The records below must be output exactly, without pictures.

Stored items from a collection
□ □ □ □
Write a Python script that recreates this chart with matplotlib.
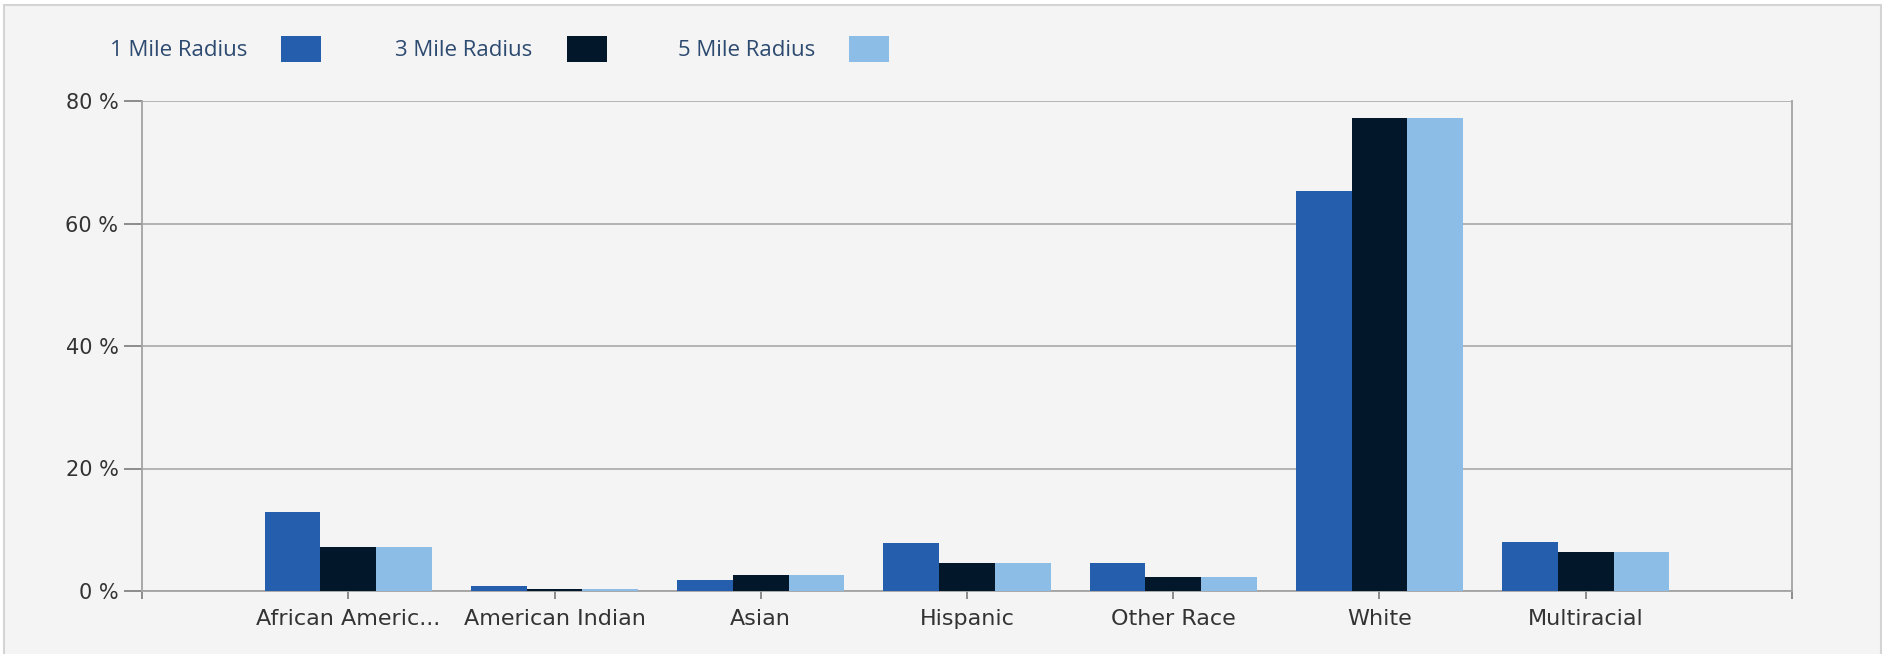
import matplotlib
matplotlib.use("Agg")
import matplotlib.pyplot as plt
from matplotlib.patches import Rectangle
import numpy as np

plt.rcParams['font.family'] = ['DejaVu Sans']

categories = ["African Americ...", "American Indian", "Asian", "Hispanic",
              "Other Race", "White", "Multiracial"]
series_names = ["1 Mile Radius", "3 Mile Radius", "5 Mile Radius"]
mile1 = [12.85, 0.87, 1.74, 7.78, 4.63, 65.3, 8.0]
mile3 = [7.13, 0.33, 2.56, 4.63, 2.34, 77.2, 6.37]
mile5 = [7.13, 0.27, 2.56, 4.63, 2.34, 77.2, 6.37]
y_ticks = [0, 20, 40, 60, 80]
y_tick_labels = ["0 %", "20 %", "40 %", "60 %", "80 %"]

colors = ["#265eae", "#021729", "#8bbde6"]
bg = "#f4f4f4"
axis_gray = "#a3a3a3"

W, H = 1883, 654
fig = plt.figure(figsize=(W / 100, H / 100), dpi=100)
fig.patch.set_facecolor("white")

# Panel background with thin border
fig.patches.append(Rectangle((4 / W, -0.01), (1881 - 4) / W, (H - 5) / H + 0.01,
                             transform=fig.transFigure, facecolor=bg,
                             edgecolor="#d4d4d4", linewidth=1.5, zorder=-10))

ax = fig.add_axes([142 / W, 63 / H, (1792 - 142) / W, (591 - 101) / H])
ax.set_zorder(5)
ax.patch.set_alpha(0)

x = np.arange(1, len(categories) + 1)
bw = 0.27
for i, vals in enumerate([mile1, mile3, mile5]):
    ax.bar(x + (i - 1) * bw, vals, width=bw, color=colors[i],
           edgecolor="none", zorder=3)

ax.set_xlim(0, 8)
ax.set_ylim(0, 80)

ax.set_yticks(y_ticks)
ax.set_yticklabels(y_tick_labels)
ax.set_xticks(list(range(0, 9)))
ax.set_xticklabels([""] + categories + [""])

ax.yaxis.grid(True, color=axis_gray, linewidth=1.1, zorder=1)
ax.set_axisbelow(True)

ax.spines["top"].set_visible(False)
for side in ["left", "right", "bottom"]:
    ax.spines[side].set_color(axis_gray)
    ax.spines[side].set_linewidth(1.3)

ax.tick_params(axis="y", length=13, width=1.2, color="#7a7a7a", pad=4,
               labelsize=15, labelcolor="#333333")
ax.tick_params(axis="x", length=6, width=1.2, color="#7a7a7a", pad=7,
               labelsize=16, labelcolor="#333333")

# Legend row: label followed by its color swatch
legend_text_x = [110, 395, 678]
legend_patch_x = [281, 567, 849]
for name, tx, px, c in zip(series_names, legend_text_x, legend_patch_x, colors):
    fig.text(tx / W, 1 - 51 / H, name, ha="left", va="center",
             fontsize=16, color="#2d4a70", family=["Open Sans", "DejaVu Sans"])
    fig.patches.append(Rectangle((px / W, 1 - 62 / H), 40 / W, 26 / H,
                                 transform=fig.transFigure, facecolor=c,
                                 edgecolor="none", zorder=2))

fig.savefig("out.png", dpi=100, facecolor=fig.get_facecolor())
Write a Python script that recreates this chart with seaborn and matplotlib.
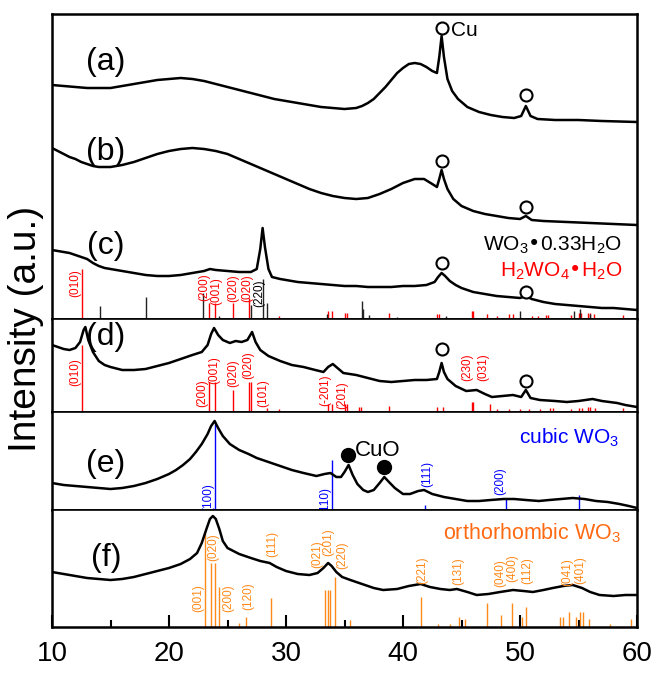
□ □ □ □
Task solution:
Write a Python script that recreates this chart with matplotlib.
import matplotlib
matplotlib.use("Agg")
import matplotlib.pyplot as plt
from matplotlib.patches import Rectangle
import numpy as np

plt.rcParams['font.family'] = ['DejaVu Sans']

categories = ["African Americ...", "American Indian", "Asian", "Hispanic",
              "Other Race", "White", "Multiracial"]
series_names = ["1 Mile Radius", "3 Mile Radius", "5 Mile Radius"]
mile1 = [12.85, 0.87, 1.74, 7.78, 4.63, 65.3, 8.0]
mile3 = [7.13, 0.33, 2.56, 4.63, 2.34, 77.2, 6.37]
mile5 = [7.13, 0.27, 2.56, 4.63, 2.34, 77.2, 6.37]
y_ticks = [0, 20, 40, 60, 80]
y_tick_labels = ["0 %", "20 %", "40 %", "60 %", "80 %"]

colors = ["#265eae", "#021729", "#8bbde6"]
bg = "#f4f4f4"
axis_gray = "#a3a3a3"

W, H = 1883, 654
fig = plt.figure(figsize=(W / 100, H / 100), dpi=100)
fig.patch.set_facecolor("white")

# Panel background with thin border
fig.patches.append(Rectangle((4 / W, -0.01), (1881 - 4) / W, (H - 5) / H + 0.01,
                             transform=fig.transFigure, facecolor=bg,
                             edgecolor="#d4d4d4", linewidth=1.5, zorder=-10))

ax = fig.add_axes([142 / W, 63 / H, (1792 - 142) / W, (591 - 101) / H])
ax.set_zorder(5)
ax.patch.set_alpha(0)

x = np.arange(1, len(categories) + 1)
bw = 0.27
for i, vals in enumerate([mile1, mile3, mile5]):
    ax.bar(x + (i - 1) * bw, vals, width=bw, color=colors[i],
           edgecolor="none", zorder=3)

ax.set_xlim(0, 8)
ax.set_ylim(0, 80)

ax.set_yticks(y_ticks)
ax.set_yticklabels(y_tick_labels)
ax.set_xticks(list(range(0, 9)))
ax.set_xticklabels([""] + categories + [""])

ax.yaxis.grid(True, color=axis_gray, linewidth=1.1, zorder=1)
ax.set_axisbelow(True)

ax.spines["top"].set_visible(False)
for side in ["left", "right", "bottom"]:
    ax.spines[side].set_color(axis_gray)
    ax.spines[side].set_linewidth(1.3)

ax.tick_params(axis="y", length=13, width=1.2, color="#7a7a7a", pad=4,
               labelsize=15, labelcolor="#333333")
ax.tick_params(axis="x", length=6, width=1.2, color="#7a7a7a", pad=7,
               labelsize=16, labelcolor="#333333")

# Legend row: label followed by its color swatch
legend_text_x = [110, 395, 678]
legend_patch_x = [281, 567, 849]
for name, tx, px, c in zip(series_names, legend_text_x, legend_patch_x, colors):
    fig.text(tx / W, 1 - 51 / H, name, ha="left", va="center",
             fontsize=16, color="#2d4a70", family=["Open Sans", "DejaVu Sans"])
    fig.patches.append(Rectangle((px / W, 1 - 62 / H), 40 / W, 26 / H,
                                 transform=fig.transFigure, facecolor=c,
                                 edgecolor="none", zorder=2))

fig.savefig("out.png", dpi=100, facecolor=fig.get_facecolor())
Write a Python script that recreates this chart with seaborn and matplotlib.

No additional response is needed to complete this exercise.